Earl Scruggs Center: Banjo master Earl Scruggs grew up in Cleveland County and inspired a generation of banjo players with his three-finger pickin’ style that came to be known as “Scruggs style.”
The Earl Scruggs Center highlights the life and work of the legendary musician with exhibits that showcase his transition from working in textile mills to playing iconic venues like Ryman Auditorium in Nashville.
Although the museum attracts Earl Scruggs fans, an enduring love of the musician is not the only reason to visit, according to executive director Mary Beth Martin.
“The center tells the story of the history and culture of this region, which includes Earl’s music — but it goes way beyond that,” she says. “It’s the story of the region.”
Popular permanent exhibits include “In These Hills,” which highlight the music, arts, and culture that shaped the Foothills.
Baker Buffalo Creek Vineyard and Winery: On their farm in Cleveland County, Ann Edwards’s grandfather was once a “gentleman farmer” with a federal license to make liquor; her dad was a dairy farmer, and today, Ann and her husband, Charles, grow wine grapes.

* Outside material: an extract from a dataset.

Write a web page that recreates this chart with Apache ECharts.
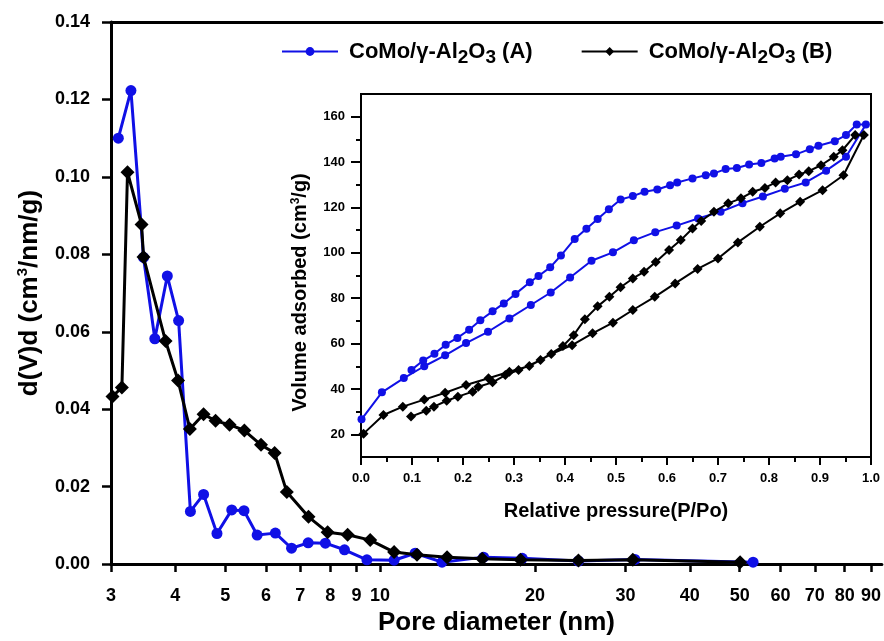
<!DOCTYPE html>
<html><head><meta charset="utf-8">
<script src="https://cdn.jsdelivr.net/npm/echarts@6/dist/echarts.min.js"></script>
<style>html,body{margin:0;padding:0;background:#fff}#c{width:884px;height:641px}</style>
</head><body><div id="c"></div>
<script>
// ---- Main plot: pore size distribution ----
const poreA = [3.10, 3.28, 3.47, 3.65, 3.86, 4.06, 4.28, 4.54, 4.82, 5.15, 5.44, 5.77, 6.26, 6.73, 7.25, 7.83, 8.53, 9.43, 10.65, 11.7, 13.2, 15.9, 18.9, 24.3, 31.3, 53.1];
const dvA   = [0.110, 0.1223, 0.0792, 0.0582, 0.0744, 0.0629, 0.0136, 0.018, 0.0079, 0.014, 0.0138, 0.0075, 0.008, 0.0041, 0.0055, 0.0054, 0.0037, 0.0011, 0.001, 0.0028, 0.0005, 0.0018, 0.0015, 0.0008, 0.0012, 0.0005];
const poreB = [3.02, 3.15, 3.23, 3.44, 3.47, 3.83, 4.05, 4.27, 4.54, 4.79, 5.10, 5.45, 5.87, 6.24, 6.59, 7.26, 7.91, 8.65, 9.57, 10.65, 11.8, 13.5, 15.8, 18.75, 24.3, 31.0, 50.1];
const dvB   = [0.0433, 0.0456, 0.1012, 0.0877, 0.0793, 0.0576, 0.0474, 0.0349, 0.0387, 0.037, 0.036, 0.0345, 0.0308, 0.0287, 0.0186, 0.0122, 0.0082, 0.0076, 0.0062, 0.0031, 0.0024, 0.0018, 0.0014, 0.0011, 0.0009, 0.0011, 0.0005];
const poreTicks = [3, 4, 5, 6, 7, 8, 9, 10, 20, 30, 40, 50, 60, 70, 80, 90];

// ---- Inset: N2 isotherms (adsorption then desorption) ----
const adsAp = [0.001, 0.041, 0.084, 0.124, 0.165, 0.206, 0.249, 0.291, 0.333, 0.372, 0.41, 0.452, 0.494, 0.535, 0.577, 0.619, 0.661, 0.705, 0.748, 0.788, 0.831, 0.872, 0.912, 0.951, 0.99];
const adsAv = [26.6, 38.5, 44.8, 50.0, 54.8, 60.2, 65.2, 71.1, 77.0, 82.5, 89.1, 96.5, 100.2, 105.5, 109.1, 112.0, 115.1, 118.1, 121.9, 124.8, 128.2, 131.0, 136.2, 142.3, 156.6];
const desAp = [0.972, 0.951, 0.929, 0.897, 0.88, 0.853, 0.823, 0.811, 0.785, 0.761, 0.737, 0.715, 0.692, 0.676, 0.65, 0.62, 0.606, 0.581, 0.556, 0.533, 0.509, 0.486, 0.464, 0.442, 0.419, 0.392, 0.371, 0.348, 0.331, 0.303, 0.28, 0.258, 0.234, 0.212, 0.189, 0.166, 0.144, 0.122, 0.099];
const desAv = [156.6, 151.9, 149.2, 147.2, 145.7, 143.4, 142.3, 141.6, 139.6, 138.9, 137.4, 136.9, 135.0, 134.2, 132.8, 131.0, 129.8, 127.9, 126.9, 125.0, 123.5, 119.2, 114.9, 110.6, 106.1, 98.8, 93.6, 89.8, 87.0, 81.9, 77.7, 74.2, 70.3, 66.1, 62.5, 59.5, 55.5, 52.5, 48.4];
const adsBp = [0.005, 0.044, 0.082, 0.124, 0.165, 0.206, 0.25, 0.291, 0.33, 0.373, 0.414, 0.454, 0.494, 0.533, 0.576, 0.616, 0.66, 0.7, 0.739, 0.782, 0.822, 0.861, 0.905, 0.946, 0.986];
const adsBv = [20.3, 28.5, 32.2, 35.3, 38.3, 41.7, 44.7, 47.6, 50.1, 55.4, 59.3, 64.5, 69.2, 74.8, 80.6, 86.5, 92.9, 97.5, 104.6, 111.5, 117.4, 122.5, 127.6, 134.2, 151.9];
const desBp = [0.969, 0.944, 0.927, 0.902, 0.878, 0.859, 0.836, 0.813, 0.792, 0.768, 0.745, 0.72, 0.692, 0.667, 0.65, 0.627, 0.604, 0.578, 0.555, 0.533, 0.509, 0.487, 0.464, 0.439, 0.417, 0.396, 0.352, 0.309, 0.283, 0.258, 0.23, 0.219, 0.19, 0.168, 0.143, 0.128, 0.098];
const desBv = [151.9, 145.2, 142.3, 138.6, 136.0, 134.5, 132.0, 131.0, 128.6, 126.9, 124.0, 121.8, 118.1, 114.0, 110.7, 105.6, 101.2, 96.0, 91.6, 88.7, 84.8, 80.6, 76.4, 70.7, 63.7, 58.9, 52.7, 48.3, 46.1, 42.9, 41.0, 38.8, 36.6, 34.8, 32.2, 30.4, 27.8];
const insetYLabels = [20, 40, 60, 80, 100, 120, 140, 160];
const insetYMinor = [30, 50, 70, 90, 110, 130, 150];

const seriesNames = ['A', 'B'];
const BLUE = '#1010e6', BLACK = '#000000';
const FF = "'Liberation Sans', Arial, sans-serif";

const zip = (xs, ys) => xs.map((x, i) => [x, ys[i]]);

const chart = echarts.init(document.getElementById('c'), null, {renderer: 'canvas'});
const bold = {fontFamily: FF, fontWeight: 'bold', color: '#000'};

chart.setOption({
  animation: false,
  backgroundColor: '#fff',
  textStyle: {fontFamily: FF},
  legend: {
    data: seriesNames,
    left: 276, top: 31,
    itemWidth: 56, itemHeight: 11, itemGap: 48,
    formatter: n => '{a|CoMo/γ-Al}{s|2}{a|O}{s|3}{a| (' + n + ')}',
    textStyle: {
      padding: [0, 0, 0, 6],
      rich: {
        a: {fontFamily: FF, fontWeight: 'bold', fontSize: 22, color: '#000', lineHeight: 24, verticalAlign: 'middle'},
        s: {fontFamily: FF, fontWeight: 'bold', fontSize: 19, color: '#000', lineHeight: 24, padding: [12, 0, 0, 0], verticalAlign: 'middle'}
      }
    }
  },
  grid: [
    {left: 111, top: 22, right: 0, bottom: 74, containLabel: false},
    {left: 361, top: 94, width: 510, height: 363, show: true, borderColor: '#000', borderWidth: 2, backgroundColor: '#fff', z: 1}
  ],
  xAxis: [
    {
      gridIndex: 0, type: 'log', logBase: 10, min: 3, max: 94.5, position: 'bottom',
      axisLine: {lineStyle: {color: '#000', width: 3}},
      axisTick: {customValues: poreTicks, length: 8, lineStyle: {width: 2.5, color: '#000'}},
      axisLabel: {customValues: poreTicks, margin: 23, fontSize: 18, ...bold, formatter: v => String(Math.round(v))},
      splitLine: {show: false}, minorTick: {show: false},
      name: 'Pore diameter (nm)', nameLocation: 'middle', nameGap: 45,
      nameTextStyle: {fontSize: 26, ...bold}
    },
    {
      gridIndex: 0, type: 'value', position: 'top', min: 0, max: 1,
      axisLine: {lineStyle: {color: '#000', width: 3}},
      axisTick: {show: false}, axisLabel: {show: false}, splitLine: {show: false}
    },
    {
      gridIndex: 1, type: 'value', min: 0, max: 1, interval: 0.1, position: 'bottom',
      axisLine: {lineStyle: {color: '#000', width: 2}},
      axisTick: {length: 8, lineStyle: {width: 2, color: '#000'}},
      minorTick: {show: true, splitNumber: 2, length: 5, lineStyle: {width: 2, color: '#000'}},
      axisLabel: {margin: 15, fontSize: 13, ...bold, formatter: v => v.toFixed(1)},
      splitLine: {show: false},
      name: 'Relative pressure(P/Po)', nameLocation: 'middle', nameGap: 44,
      nameTextStyle: {fontSize: 20, ...bold}
    }
  ],
  yAxis: [
    {
      gridIndex: 0, type: 'value', min: 0, max: 0.14, interval: 0.02,
      axisLine: {show: true, lineStyle: {color: '#000', width: 3}},
      axisTick: {show: true, length: 9, lineStyle: {width: 2.5, color: '#000'}},
      axisLabel: {margin: 21, fontSize: 18, ...bold, formatter: v => v.toFixed(2)},
      splitLine: {show: false},
      name: '{n|d(V)d (cm}{p|3}{n|/nm/g)}', nameLocation: 'middle', nameGap: 66,
      nameTextStyle: {
        rich: {
          n: {fontFamily: FF, fontWeight: 'bold', fontSize: 26, color: '#000', lineHeight: 30, verticalAlign: 'middle'},
          p: {fontFamily: FF, fontWeight: 'bold', fontSize: 15, color: '#000', lineHeight: 16, padding: [0, 0, 14, 0], verticalAlign: 'middle'}
        }
      }
    },
    {
      gridIndex: 1, type: 'value', min: 10, max: 170, position: 'left',
      axisLine: {show: true, lineStyle: {color: '#000', width: 2}},
      axisTick: {show: true, customValues: insetYLabels, length: 10, lineStyle: {width: 2, color: '#000'}},
      axisLabel: {customValues: insetYLabels, margin: 16, fontSize: 13, ...bold},
      splitLine: {show: false},
      name: '{n|Volume adsorbed (cm}{p|3}{n|/g)}', nameLocation: 'middle', nameGap: 44,
      nameTextStyle: {
        padding: [0, 34, 0, 0],
        rich: {
          n: {fontFamily: FF, fontWeight: 'bold', fontSize: 20, color: '#000', lineHeight: 24, verticalAlign: 'middle'},
          p: {fontFamily: FF, fontWeight: 'bold', fontSize: 12, color: '#000', lineHeight: 13, padding: [0, 0, 11, 0], verticalAlign: 'middle'}
        }
      }
    },
    {
      gridIndex: 1, type: 'value', min: 10, max: 170, position: 'left',
      axisLine: {show: false, onZero: false},
      axisTick: {show: true, customValues: insetYMinor, length: 5, lineStyle: {width: 2, color: '#000'}},
      axisLabel: {show: false}, splitLine: {show: false}
    }
  ],
  series: [
    {
      name: 'A', type: 'line', xAxisIndex: 0, yAxisIndex: 0, data: zip(poreA, dvA),
      color: BLUE, lineStyle: {width: 3, color: BLUE}, symbol: 'circle', symbolSize: 11,
      itemStyle: {color: BLUE}, z: 3
    },
    {
      name: 'B', type: 'line', xAxisIndex: 0, yAxisIndex: 0, data: zip(poreB, dvB),
      color: BLACK, lineStyle: {width: 3, color: BLACK}, symbol: 'diamond', symbolSize: 14,
      itemStyle: {color: BLACK}, z: 4
    },
    {
      name: 'A', type: 'line', xAxisIndex: 2, yAxisIndex: 1,
      data: zip(adsAp, adsAv).concat(zip(desAp, desAv)),
      color: BLUE, lineStyle: {width: 2, color: BLUE}, symbol: 'circle', symbolSize: 8,
      itemStyle: {color: BLUE}, z: 5
    },
    {
      name: 'B', type: 'line', xAxisIndex: 2, yAxisIndex: 1,
      data: zip(adsBp, adsBv).concat(zip(desBp, desBv)),
      color: BLACK, lineStyle: {width: 2, color: BLACK}, symbol: 'diamond', symbolSize: 10,
      itemStyle: {color: BLACK}, z: 6
    }
  ]
});
</script>
</body></html>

Edwards jokes that the farm evolved from “shine to milk to wine.” But it was a trip to Napa Valley that inspired the couple to plant a vineyard.

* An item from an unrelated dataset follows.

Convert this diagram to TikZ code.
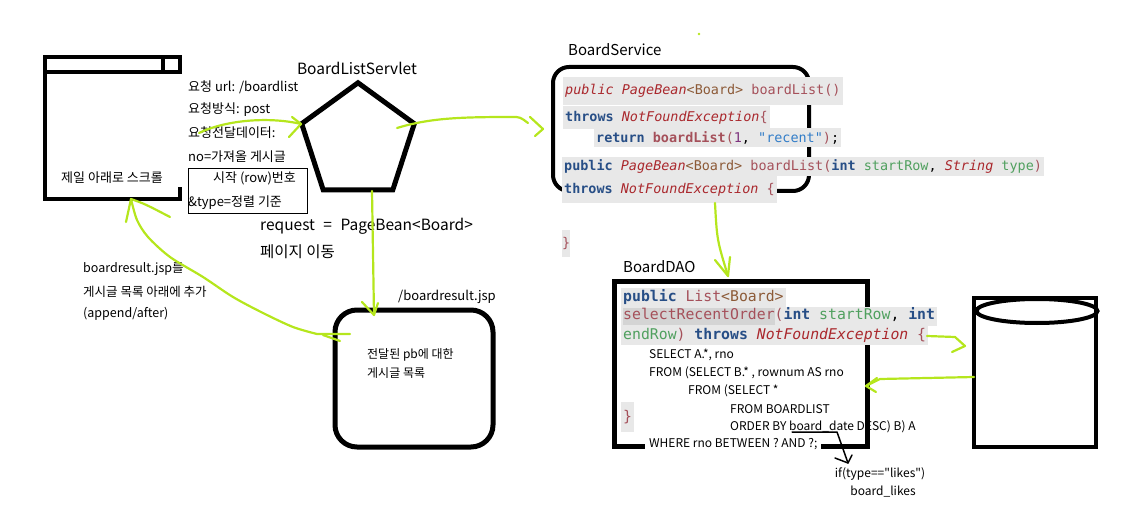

“Charles and I went to Napa, and we decided that if they could grow grapes, he could, too. So he bought a book,” Ann recalls. “We had inherited the farm, and it made perfect sense.”
Ann and Charles started with grapes to make Chardonnay and expanded to multiple varieties of Vinifera grapes — the same varieties grown in famous wine regions like Napa Valley — adding Traminette, Riesling, and Cabernet Sauvignon along the way.
They turned the property’s old milking parlor into a tasting room and started hosting tastings and serving flights, and today, Baker Buffalo Creek has become a popular retreat. Charles Edwards loves talking about wine, leading property tours of the vineyard, and sharing with visitors what Cleveland County has in common with Napa Valley.
“Even though Cleveland County isn’t in the mountains, you get out of the cement of the city,” Edwards says. “It’s a nice day trip.”
Ron Philbeck Pottery: When Ron Philbeck started taking ceramics classes at Cleveland Community College, he quickly became hooked on turning shapeless lumps of clay into beautiful and functional pots. And the more he created, the more he fell in love with the process.
“I feel like making pots is what I was meant to do,” he says. “I love what I do and that comes across in my work.”
Philbeck is a self-described “functional potter,” who makes cups, bowls, pitchers, and other objects that are meant to be used as well as admired. And it’s garnered him attention from beyond his Cleveland County studio; today, he sells his work in North Carolina and around the world via galleries, craft shows, and an Etsy shop.
Don Gibson Theatre: Iconic songs like “I Can’t Stop Loving You,” “Look Who’s Blue,” and “Oh Lonesome Me” helped to shape country music, and Shelby native — and Country Music Hall of Fame inductee — Don Gibson was the songwriter who penned the lyrics.
“He is credited with changing country-and-western music to country,” explains Stan Lowery, executive director at the Don Gibson Theatre.
Since opening in 2009, the venue built in Gibson’s honor in downtown Shelby has welcomed artists within genres ranging from punk rock to bluegrass and, of course, country, to the stage. It’s an intimate 400-seat performing arts venue which means there isn’t a bad seat in the house.
“The furthest seat from the stage is only 65 feet,” Lowrey says. “It’s up close and personal with the artist.”
Live music might just be the icing on top of your locally-crafted-turned-legendary trip to Cleveland County … Or, then again, maybe that’s the homemade banana pudding at Red Bridges.